There will be an elimination of pre-existing conditions and a lifting of the life-time cap on coverage.

Dependent children will be able to stay on their parents policies to the age of 26.

There will be added funding for research into problems such as hospital infections, re-admissions, and intensive care.

The bill prohibits federal funding of abortion except in cases of rape, incest or when the woman's life is in danger.  It will provide about $25 Million over 5 years in state grants to extend the abstinence-only sex education program.

The bill has no liability reforms which would help reduce the high cost of medical care related to defensive medicine.

It imposes arbitary treatment standards to reduce the cost of care without improving the quality of care.  Some of the cost reduction will be on the backs of hospitals and physicians with penalities assessed for certain "preventible" medical conditions that we have no control over.

There will be an increase in government intrusion into the patient-doctor relationship.  There will be an independent payment advisory board which could result in mis-guided decisions on care and payment cuts which will undermine access to care.

One aspect calls for 16,500 IRS employees for enforcement purposes. These IRS agents can confiscate tax refunds, place liens on property and seek jail time if health related penalties and taxes are not paid. The law includes about 19 new taxes.  A few examples of the new taxes. This bill imposes a 3.8 % annual tax on investment income on individuals making $200,000 or more and on families making $250,000 or more.  This new tax is not indexed to inflation, which means more people each year will fall under this tax burden. Starting in 2018, a 40% annual tax will be placed on health care plans valued at $10,200 for individuals and $27,500 for families.  These health savings accounts were ennacted several years ago to encouraged saving, but with this new tax burden, many individuals will have to buy new policies or face this outrageous 40% tax.  Even some medicare receiptants will be hit by a new tax.  Medicare patients in the higher income bracket ($200,000 per year for an individual; $250,000 per year for a couple) will pay an additional 0.9% Medicare Tax.
There will be a new 3.8 % tax on home sales and other real estate transactions.  If you sell your $200,000 house, you will pay $7600.00 in new taxes.  There will be a new 2.9% tax on medical aid devices and a 10% tax on services at tanning salons.

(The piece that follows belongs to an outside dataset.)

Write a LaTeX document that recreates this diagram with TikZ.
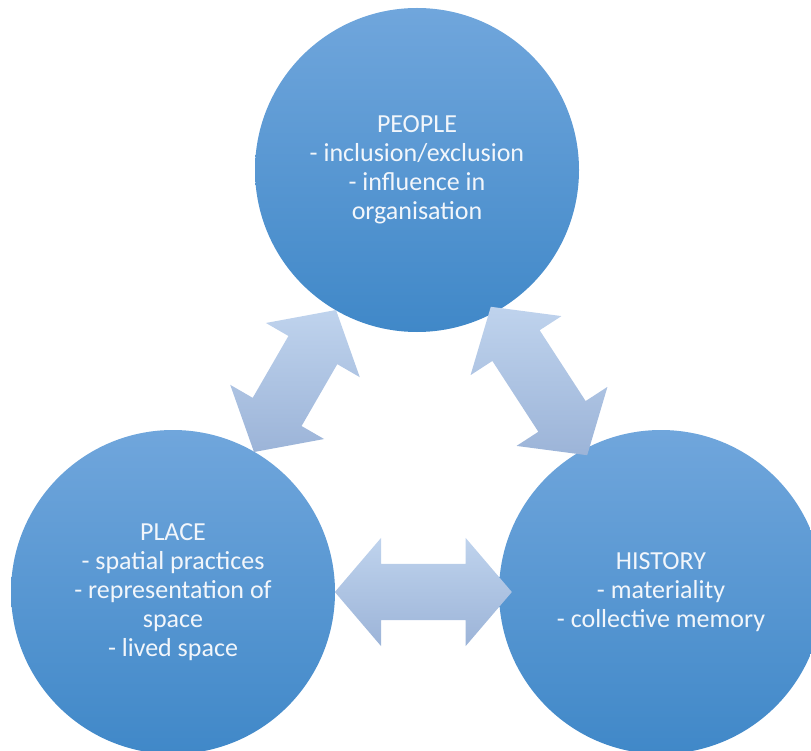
\documentclass[tikz,border=0pt]{standalone}
\usepackage{fontspec}
\setmainfont{Carlito}
\usepackage{xcolor}
\usepackage{tikz}
\usetikzlibrary{shapes.arrows,calc}

\definecolor{ringtop}{RGB}{112,166,220}
\definecolor{ringbot}{RGB}{64,136,200}
\definecolor{ringtext}{RGB}{242,246,251}
\definecolor{linktop}{RGB}{191,211,237}
\definecolor{linkbot}{RGB}{156,180,216}

\begin{document}
\begin{tikzpicture}[x=1pt, y=-1pt,
  topic/.style={circle, minimum size=324pt, inner sep=0pt, align=center, text=ringtext,
    top color=ringtop, bottom color=ringbot, font=\fontsize{26}{29}\selectfont},
  link/.style={double arrow, minimum height=177pt, inner sep=28pt, double arrow head extend=26pt,
    double arrow tip angle=99, top color=linktop, bottom color=linkbot}]
  \useasboundingbox (0,0) rectangle (811,751);
  \clip (0,0) rectangle (811,751);
  \node[topic](people) at (417,170){PEOPLE\\ - inclusion/exclusion\\ - influence in\\ organisation};
  \node[topic](place) at (173,592){PLACE\\ - spatial practices\\ - representation of\\ space\\ - lived space};
  \node[topic](history) at (661,592){HISTORY\\ - materiality\\ - collective memory};
  % two-way links between the circles
  \node[link, rotate=60, minimum height=164pt](placepeople) at ($(place)!0.5!(people)$){};
  \node[link, rotate=-57](peoplehistory) at ($(people)!0.5!(history)$){};
  \node[link](placehistory) at ($(place)!0.513!(history)$){};
\end{tikzpicture}
\end{document}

The bill will reduce federal funding for care of the indigent and uninsured  patients at public hospitals by 14.1 Billion dollars or 40% by 2019.  This will negatively impact the training of medical doctors.

There will be a continued limit to access  care because nothing was addressed in the bill to fix the flawed Medicare Payment Formula.

Despite the "good, the bad and the ugly" of this new bill, as always, my goal is to provide the best medical and surgical care to my patients while abiding by state and federal laws.